JLM: Oui. Et elle est très grande. Enfin, elle est petite dans l’image et assez en bas, il y a un grand vide rouge. Le rouge avance. Le bleu recule, le rouge avance. Donc le bleu c’est pratiquement la lumière, et le rouge c’est les fonds. Il faut trouver le moment où la lumière, le fond, la figure et le regard vont s’établir et constituer le plan. Le cadre, c’est une question d’approche. Je n’aime pas trop le mot « distance », parce qu’on ne sait pas dans quel sens on va avec la distance. Alors que l’approche, c’est assez clair. On s’approche presque mutuellement.
Quand je photographie quelqu’un, je trouve la notion d’auteur extrêmement problématique. Ce sont manifestement des photographies altérées, au sens où l’auteur en est en grande partie le modèle. C’est lui qui agit, quand même.

Oui, mais c’est toi qui mets tout le contexte en place.

JLM: Mais le contexte, c’est celui qui vient de l’histoire sociale. Dans le rapport même, dans ce qui se passe, dans l’évènement, elle est tout autant auteure. Quand je les recevait on commençait par boire un thé, un café, pour parler un peu quoi, apprendre à se connaître. Et je leur montrais entre autre un portrait de ma mère, une de mes plus belles images: ancienne, mais ou ma mère – une paysanne, hein - est aussi belle que la Joconde dans un sens. Je leur montrais ça et deux portraits d’identité que j’avais faits avec ma femme et mon ami Vincent, chacun le sien, que nous avons renouvelés pendant 6 mois à raison d’une prise de vue à la chambre par semaine: le travail est intense et se fait des deux côtés. Donc je leur montrais ça, pour leur montrer aussi la qualité visuelle que je cherchais à obtenir. Elles voyaient très clairement qu’il ne s’agissait pas du tout des films de merde dans lesquels on les engage habituellement.
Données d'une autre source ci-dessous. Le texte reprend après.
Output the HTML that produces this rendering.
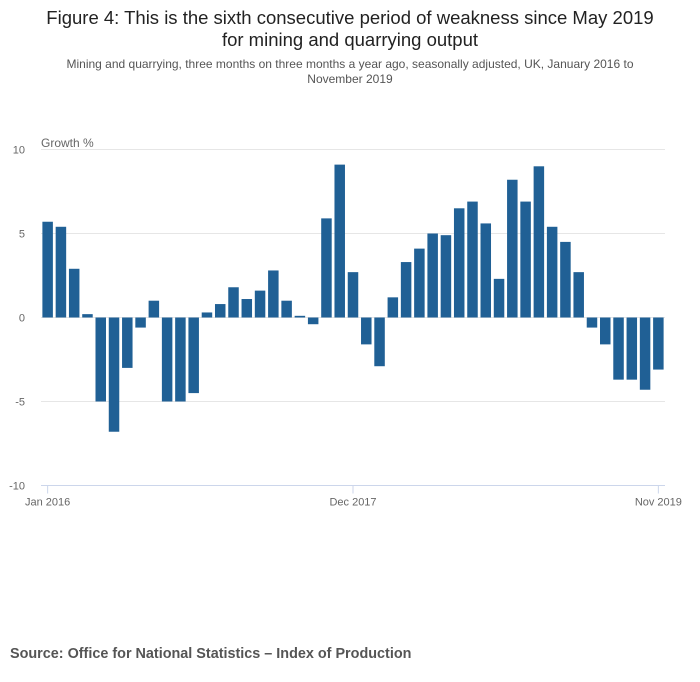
<!DOCTYPE html>
<html><head><meta charset="utf-8"><style>
body{margin:0;background:#fff;font-family:"Liberation Sans",sans-serif;}
#wrap{position:relative;width:700px;height:682px;}
</style></head><body>
<div id="wrap">
<div style="position:absolute;left:0;top:7px;width:700px;text-align:center;font-size:18.5px;color:#222;line-height:22px;">Figure 4: This is the sixth consecutive period of weakness since May 2019<br>for mining and quarrying output</div>
<div style="position:absolute;left:0;top:57px;width:700px;text-align:center;font-size:12px;color:#555;line-height:15px;">Mining and quarrying, three months on three months a year ago, seasonally adjusted, UK, January 2016 to<br>November 2019</div>
<div style="position:absolute;left:10px;top:646px;font-size:14.4px;font-weight:bold;color:#555;">Source: Office for National Statistics – Index of Production</div>
<svg id="chart" width="700" height="682" style="position:absolute;left:0;top:0"></svg>
</div>
<script>
const categories=["Jan 2016","Feb 2016","Mar 2016","Apr 2016","May 2016","Jun 2016","Jul 2016","Aug 2016","Sep 2016","Oct 2016","Nov 2016","Dec 2016","Jan 2017","Feb 2017","Mar 2017","Apr 2017","May 2017","Jun 2017","Jul 2017","Aug 2017","Sep 2017","Oct 2017","Nov 2017","Dec 2017","Jan 2018","Feb 2018","Mar 2018","Apr 2018","May 2018","Jun 2018","Jul 2018","Aug 2018","Sep 2018","Oct 2018","Nov 2018","Dec 2018","Jan 2019","Feb 2019","Mar 2019","Apr 2019","May 2019","Jun 2019","Jul 2019","Aug 2019","Sep 2019","Oct 2019","Nov 2019"];
const growth=[5.7,5.4,2.9,0.2,-5.0,-6.8,-3.0,-0.6,1.0,-5.0,-5.0,-4.5,0.3,0.8,1.8,1.1,1.6,2.8,1.0,0.1,-0.4,5.9,9.1,2.7,-1.6,-2.9,1.2,3.3,4.1,5.0,4.9,6.5,6.9,5.6,2.3,8.2,6.9,9.0,5.4,4.5,2.7,-0.6,-1.6,-3.7,-3.7,-4.3,-3.1];
const yTicks=[10,5,0,-5,-10];
const xTickLabels=["Jan 2016","Dec 2017","Nov 2019"];
const svg=document.getElementById('chart');
const NS='http://www.w3.org/2000/svg';
const left=41,right=665,yTop=149.5,yBot=485.5;
const y=v=>yTop+(10-v)/20*(yBot-yTop);
const step=(right-left)/categories.length;
const x=i=>left+step*(i+0.5);
const bw=10.5;
function mk(t,a){const e=document.createElementNS(NS,t);for(const k in a)e.setAttribute(k,a[k]);svg.appendChild(e);return e;}
yTicks.forEach(v=>{
 const l=mk('line',{x1:left,x2:right,y1:y(v),y2:y(v),stroke:v===-10?'#ccd6eb':'#e6e6e6','stroke-width':1});
 
 
 const t=mk('text',{x:25,y:y(v)+4,'text-anchor':'end','font-size':11,fill:'#666','font-family':'Liberation Sans, sans-serif'});
 t.textContent=v;
 
 
});
const yt=mk('text',{x:41,y:147,'font-size':12,fill:'#666','font-family':'Liberation Sans, sans-serif'});
yt.textContent='Growth %';


growth.forEach((v,i)=>{
 const r=mk('rect',{x:x(i)-bw/2,y:Math.min(y(v),y(0)),width:bw,height:Math.abs(y(v)-y(0)),fill:'#206095'});
 
 
});
xTickLabels.forEach(lab=>{
 const i=categories.indexOf(lab);
 const tk=mk('line',{x1:x(i),x2:x(i),y1:yBot,y2:yBot+8,stroke:'#ccd6eb'});
 
 
 const t=mk('text',{x:x(i),y:yBot+20,'text-anchor':'middle','font-size':11,fill:'#666','font-family':'Liberation Sans, sans-serif'});
 t.textContent=lab;
 
 
});
</script>
</body></html>
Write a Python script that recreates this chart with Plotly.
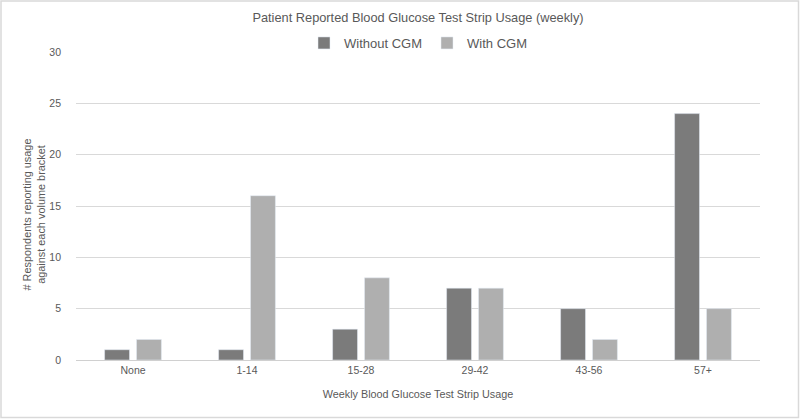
import plotly.graph_objects as go

categories = ["None", "1-14", "15-28", "29-42", "43-56", "57+"]
without_cgm = [1, 1, 3, 7, 5, 24]
with_cgm = [2, 16, 8, 7, 2, 5]

FAM = "Liberation Sans, Arial, sans-serif"
GREY = "#595959"

def f(size):
    return dict(family=FAM, color=GREY, size=size)

fig = go.Figure()
fig.add_bar(x=categories, y=without_cgm, name="Without CGM", marker_color="#7b7b7b")
fig.add_bar(x=categories, y=with_cgm, name="With CGM", marker_color="#afafaf")

W, H = 800, 419
L, R, T, B = 76, 40, 52, 59
pw, ph = W - L - R, H - T - B

fig.update_layout(
    width=W, height=H,
    margin=dict(l=L, r=R, t=T, b=B, autoexpand=False),
    paper_bgcolor="white", plot_bgcolor="white",
    font=f(11),
    barmode="group", bargap=0.44, bargroupgap=0.22,
    title=dict(text="Patient Reported Blood Glucose Test Strip Usage (weekly)",
               x=0.5, xanchor="center", xref="paper", y=1 - 18 / H, yanchor="middle",
               font=f(12.8)),
    legend=dict(orientation="h", x=0.5, xanchor="center", y=1 + 9 / ph, yanchor="middle",
                font=f(13), itemwidth=30, traceorder="normal"),
    xaxis=dict(title=dict(text="Weekly Blood Glucose Test Strip Usage", font=f(10.8)),
               automargin=False,
               showline=True, linecolor="#d0d0d0", linewidth=1, ticks="", tickfont=f(10.5)),
    yaxis=dict(automargin=False,
               range=[0, 30], dtick=5, gridcolor="#d9d9d9", zeroline=False,
               ticks="", ticklabelstandoff=14, tickfont=f(10.5)),
    annotations=[dict(text="# Respondents reporting usage<br>against each volume bracket",
                      xref="paper", yref="paper", x=-(L - 33) / pw, y=0.5 - 8.5 / ph,
                      xanchor="center", yanchor="middle", textangle=-90, showarrow=False,
                      font=f(10.9))],
    shapes=[dict(type="rect", xref="paper", yref="paper",
                 x0=-(L - 1) / pw, x1=1 + (R - 1.5) / pw, y0=-(B - 1.5) / ph, y1=1 + (T - 1) / ph,
                 line=dict(color="#d9d9d9", width=1.5))],
)

fig.write_html("out.html", config={"displayModeBar": False},
               post_script="document.body.style.margin='0';")
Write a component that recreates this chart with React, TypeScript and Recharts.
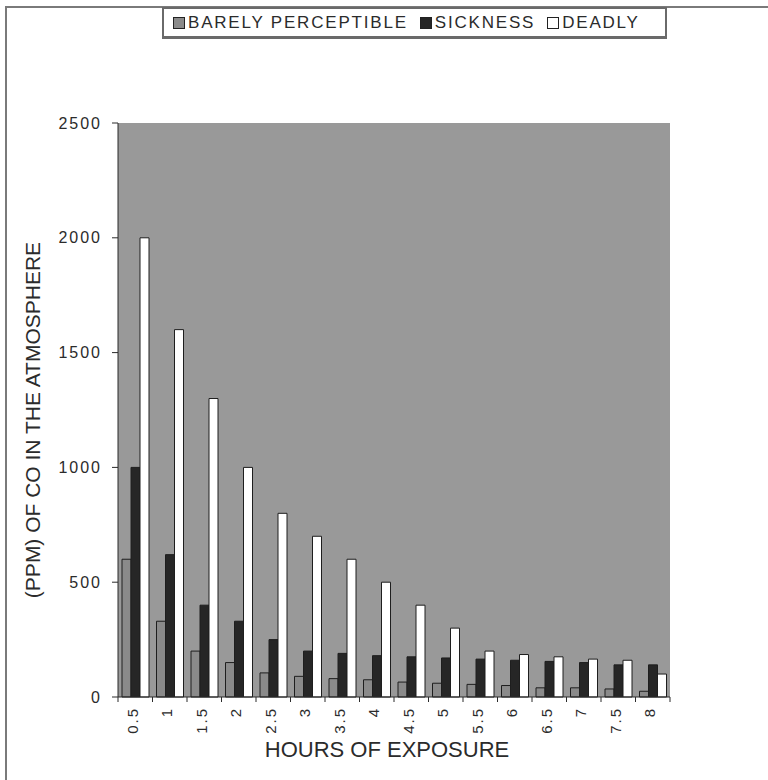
import React from "react";
import { Bar, BarChart, CartesianGrid, Legend, XAxis, YAxis } from "recharts";

const hours = ["0.5", "1", "1.5", "2", "2.5", "3", "3.5", "4", "4.5", "5", "5.5", "6", "6.5", "7", "7.5", "8"];
const barelyPerceptible = [600, 330, 200, 150, 105, 90, 80, 75, 65, 60, 55, 50, 40, 40, 35, 25];
const sickness = [1000, 620, 400, 330, 250, 200, 190, 180, 175, 170, 165, 160, 155, 150, 140, 140];
const deadly = [2000, 1600, 1300, 1000, 800, 700, 600, 500, 400, 300, 200, 185, 175, 165, 160, 100];
const yTicks = [0, 500, 1000, 1500, 2000, 2500];

const series = [
  { key: "barely", name: "BARELY PERCEPTIBLE", fill: "#8a8a8a" },
  { key: "sickness", name: "SICKNESS", fill: "#262626" },
  { key: "deadly", name: "DEADLY", fill: "#ffffff" }
];

const data = hours.map((h, i) => ({
  hour: h,
  barely: barelyPerceptible[i],
  sickness: sickness[i],
  deadly: deadly[i]
}));

const font = "'Liberation Sans', Arial, sans-serif";
const ink = "#2b2b2b";
const plotLeft = 118;
const plotRight = 670;
const band = (plotRight - plotLeft) / hours.length;

function HourTick(props: any) {
  const { x, y, payload, index } = props;
  const left = x - band / 2;
  return (
    <g>
      <line x1={left} x2={left} y1={y} y2={y + 5} stroke={ink} />
      {index === hours.length - 1 && <line x1={x + band / 2} x2={x + band / 2} y1={y} y2={y + 5} stroke={ink} />}
      <text
        transform={`translate(${x - 3}, ${y + 10}) rotate(-90)`}
        textAnchor="end"
        dominantBaseline="central"
        fontSize={15}
        letterSpacing={2}
        fill={ink}
        fontFamily={font}
      >
        {payload.value}
      </text>
    </g>
  );
}

function LegendBox() {
  return (
    <div
      style={{
        display: "flex",
        alignItems: "center",
        boxSizing: "border-box",
        height: 32,
        paddingLeft: 9,
        border: "2px solid #6a6a6a",
        borderBottomWidth: 3,
        background: "#fff",
        fontFamily: font,
        fontSize: 17,
        letterSpacing: 1.8,
        color: ink
      }}
    >
      {series.map((s, i) => (
        <span key={s.key} style={{ display: "flex", alignItems: "center", marginRight: i < series.length - 1 ? 12 : 0 }}>
          <span style={{ width: 10, height: 10, background: s.fill, border: "1px solid #222", marginRight: 3 }} />
          {s.name}
        </span>
      ))}
    </div>
  );
}

export default function App() {
  return (
    <div style={{ position: "absolute", left: 0, top: 0, width: 768, height: 780, overflow: "hidden", background: "#fff" }}>
      <div
        style={{
          position: "absolute",
          left: 5,
          top: 6,
          width: 800,
          height: 800,
          borderLeft: "2px solid #7a7a7a",
          borderTop: "2px solid #7a7a7a"
        }}
      />
      <BarChart
        width={768}
        height={780}
        data={data}
        margin={{ top: 123, right: 98, left: 0, bottom: 0 }}
        barCategoryGap={4}
        barGap={0}
        style={{ position: "absolute", left: 0, top: 0 }}
      >
        <CartesianGrid horizontal={false} vertical={false} fill="#999999" yAxisId="left" />
        <XAxis
          dataKey="hour"
          height={83}
          interval={0}
          tickSize={0}
          tickMargin={0}
          tickLine={false}
          axisLine={{ stroke: ink }}
          tick={<HourTick />}
          label={{
            content: () => (
              <text x={387} y={757} textAnchor="middle" fontSize={22} fill={ink} fontFamily={font}>
                HOURS OF EXPOSURE
              </text>
            )
          }}
        />
        <YAxis
          yAxisId="left"
          width={118}
          domain={[0, 2500]}
          ticks={yTicks}
          interval={0}
          tickSize={6}
          tickMargin={10}
          tickLine={{ stroke: ink }}
          axisLine={{ stroke: ink }}
          tick={{ fontSize: 16, letterSpacing: 2, fill: ink, fontFamily: font }}
          label={{
            content: () => (
              <text
                transform="translate(40, 420) rotate(-90)"
                textAnchor="middle"
                fontSize={21}
                fill={ink}
                fontFamily={font}
              >
                (PPM) OF CO IN THE ATMOSPHERE
              </text>
            )
          }}
        />
        <YAxis yAxisId="right" orientation="right" width={0} domain={[0, 2500]} tick={false} tickLine={false} axisLine={{ stroke: ink }} />
        <Legend
          verticalAlign="middle"
          align="center"
          layout="horizontal"
          content={() => <LegendBox />}
          wrapperStyle={{ top: 7, left: 162, width: 505, height: 32 }}
        />
        {series.map((s) => (
          <Bar
            key={s.key}
            yAxisId="left"
            dataKey={s.key}
            name={s.name}
            fill={s.fill}
            stroke="#1e1e1e"
            strokeWidth={1}
            isAnimationActive={false}
          />
        ))}
      </BarChart>
    </div>
  );
}
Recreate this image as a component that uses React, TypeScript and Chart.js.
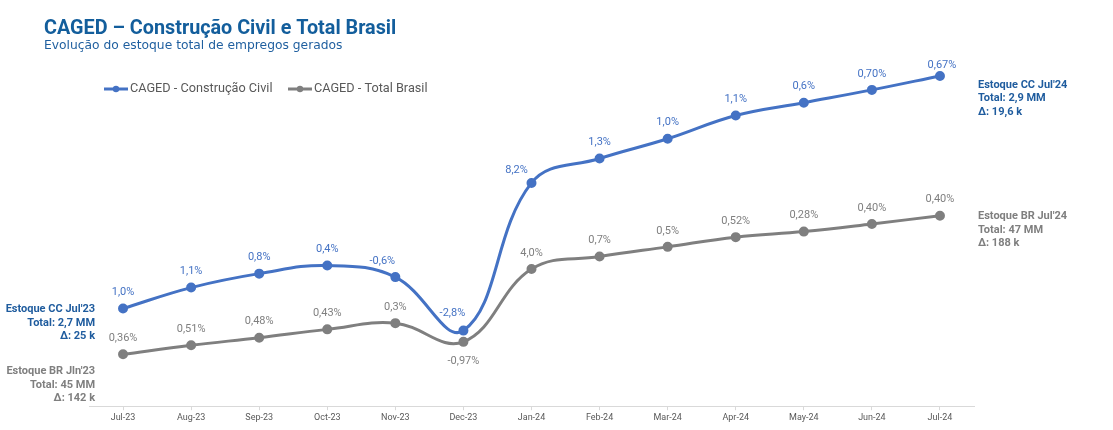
import React, { useEffect, useRef } from "react";
import { Chart, registerables } from "chart.js";

Chart.register(...registerables);

// ---- data ----
const months = ["Jul-23", "Aug-23", "Sep-23", "Oct-23", "Nov-23", "Dec-23", "Jan-24", "Feb-24", "Mar-24", "Apr-24", "May-24", "Jun-24", "Jul-24"];
// estimated stock (thousand jobs)
const stockCC = [2700, 2718, 2730, 2737, 2727, 2681, 2808, 2829, 2846, 2866, 2877, 2888, 2900];
const stockBR = [45000, 45130, 45240, 45360, 45450, 45180, 46230, 46410, 46550, 46690, 46770, 46880, 47000];
// monthly change labels
const labelsCC = ["1,0%", "1,1%", "0,8%", "0,4%", "-0,6%", "-2,8%", "8,2%", "1,3%", "1,0%", "1,1%", "0,6%", "0,70%", "0,67%"];
const labelsBR = ["0,36%", "0,51%", "0,48%", "0,43%", "0,3%", "-0,97%", "4,0%", "0,7%", "0,5%", "0,52%", "0,28%", "0,40%", "0,40%"];
const seriesNames = ["CAGED - Construção Civil", "CAGED - Total Brasil"];
const startCC = ["Estoque CC Jul'23", "Total: 2,7 MM", "Δ: 25 k"];
const startBR = ["Estoque BR Jln'23", "Total: 45 MM", "Δ: 142 k"];
const endCC = ["Estoque CC Jul'24", "Total: 2,9 MM", "Δ: 19,6 k"];
const endBR = ["Estoque BR Jul'24", "Total: 47 MM", "Δ: 188 k"];
const titleText = "CAGED – Construção Civil e Total Brasil";
const subtitleText = "Evolução do estoque total de empregos gerados";

const BLUE = "#4472C4";
const GRAY = "#7F7F7F";
const TITLE_BLUE = "#135E9C";
const NOTE_BLUE = "#1F5C9E";

// label offsets (styling only): [dx, dy]
const labelOffsets: Record<number, Record<number, [number, number]>> = {
  0: { 4: [-13, -16], 5: [-11, -17], 6: [-15, -13], 12: [2, -11] },
  1: { 5: [0, 19] },
};

const textPlugin = {
  id: "textPlugin",
  afterDatasetsDraw(chart: any) {
    const ctx = chart.ctx;
    ctx.save();
    ctx.font = "11px Roboto";
    ctx.textAlign = "center";
    ctx.textBaseline = "middle";
    const allLabels = [labelsCC, labelsBR];
    chart.data.datasets.forEach((ds: any, di: number) => {
      const meta = chart.getDatasetMeta(di);
      ctx.fillStyle = di === 0 ? BLUE : GRAY;
      meta.data.forEach((pt: any, i: number) => {
        const off = (labelOffsets[di] && labelOffsets[di][i]) || [0, -16];
        ctx.fillText(allLabels[di][i], pt.x + off[0], pt.y + off[1]);
      });
    });
    ctx.restore();
  },
  afterDraw(chart: any) {
    const ctx = chart.ctx;
    ctx.save();
    // title
    ctx.textAlign = "left";
    ctx.textBaseline = "alphabetic";
    ctx.fillStyle = TITLE_BLUE;
    ctx.font = "bold 19.8px Roboto";
    ctx.fillText(titleText, 44, 34);
    ctx.font = "12.3px 'DejaVu Sans'";
    ctx.fillStyle = "#1F5F9F";
    ctx.fillText(subtitleText, 44, 49);

    // legend
    const colors = [BLUE, GRAY];
    const legendX = [104, 288];
    const ly = 89;
    ctx.font = "12.7px Roboto";
    ctx.textBaseline = "middle";
    seriesNames.forEach((n, k) => {
      const x0 = legendX[k];
      ctx.strokeStyle = colors[k];
      ctx.lineWidth = 3;
      ctx.beginPath();
      ctx.moveTo(x0, ly);
      ctx.lineTo(x0 + 24, ly);
      ctx.stroke();
      ctx.fillStyle = colors[k];
      ctx.beginPath();
      ctx.arc(x0 + 12, ly, 3.2, 0, Math.PI * 2);
      ctx.fill();
      ctx.fillStyle = "#595959";
      ctx.fillText(n, x0 + 26, ly);
    });

    // annotations
    const mCC = chart.getDatasetMeta(0).data;
    const mBR = chart.getDatasetMeta(1).data;
    const first = 0;
    const last = months.length - 1;
    ctx.font = "bold 11px Roboto";
    const block = (lines: string[], x: number, y: number, align: string, color: string) => {
      ctx.textAlign = align;
      ctx.fillStyle = color;
      lines.forEach((l, i) => ctx.fillText(l, x, y + i * 13.5));
    };
    block(startCC, mCC[first].x - 28, mCC[first].y + 1, "right", NOTE_BLUE);
    block(startBR, mBR[first].x - 28, mBR[first].y + 17, "right", GRAY);
    block(endCC, mCC[last].x + 38, mCC[last].y + 9, "left", NOTE_BLUE);
    block(endBR, mBR[last].x + 38, mBR[last].y + 1, "left", GRAY);
    ctx.restore();
  },
};

export default function App() {
  const ref = useRef<HTMLCanvasElement>(null);
  useEffect(() => {
    if (!ref.current) return;
    const chart = new Chart(ref.current, {
      type: "line",
      data: {
        labels: months,
        datasets: [
          {
            label: seriesNames[0],
            data: stockCC,
            borderColor: BLUE,
            backgroundColor: BLUE,
            borderWidth: 3,
            pointRadius: 3.5,
            pointHoverRadius: 3.5,
            tension: 0.4,
            yAxisID: "y",
          },
          {
            label: seriesNames[1],
            data: stockBR,
            borderColor: GRAY,
            backgroundColor: GRAY,
            borderWidth: 3,
            pointRadius: 3.5,
            pointHoverRadius: 3.5,
            tension: 0.4,
            yAxisID: "y2",
          },
        ],
      },
      options: {
        responsive: false,
        animation: false,
        events: [],
        layout: { padding: { left: 89, right: 139, top: 60, bottom: 5 } },
        plugins: {
          legend: { display: false },
          title: { display: false },
          tooltip: { enabled: false },
        },
        scales: {
          x: {
            offset: true,
            grid: { drawOnChartArea: false, drawTicks: true, tickLength: 4, color: "#D9D9D9" },
            border: { display: true, color: "#D9D9D9" },
            ticks: { font: { family: "Roboto", size: 9 }, color: "#595959", padding: 2, maxRotation: 0, autoSkip: false },
          },
          y: { display: false, min: 2616, max: 2913.7 },
          y2: { display: false, min: 44252, max: 49245 },
        },
      },
      plugins: [textPlugin],
    });
    return () => chart.destroy();
  }, []);
  return (
    <div style={{ position: "fixed", left: 0, top: 0, width: 1113, height: 430, background: "#fff" }}>
      <canvas ref={ref} width={1113} height={430} style={{ width: 1113, height: 430, display: "block" }} />
    </div>
  );
}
Et alors au cours des prises de vues, j’ai eu – c’est des professionnelles, n’est-ce pas – j’ai eu des femmes qui sont venues m’embrasser à la fin, en me disant merci de nous avoir regardées. Et tu te retrouves à embrasser cette femme comme une copine. Comme une copine! Et justement, plus du tout de barrière. Même si certaines sont venues avec leur maquereau, ou bien les deux sœurs qui se surveillent l’une l’autre. Il y avait manifestement des drames humains en cours, bien sûr. Mais au moins pendant le temps du protocole il y avait une suspension de la réalité sociale. On était effectivement dans la fiction de leur nom, qu’elles-mêmes étaient capables de remplir et que elles-mêmes.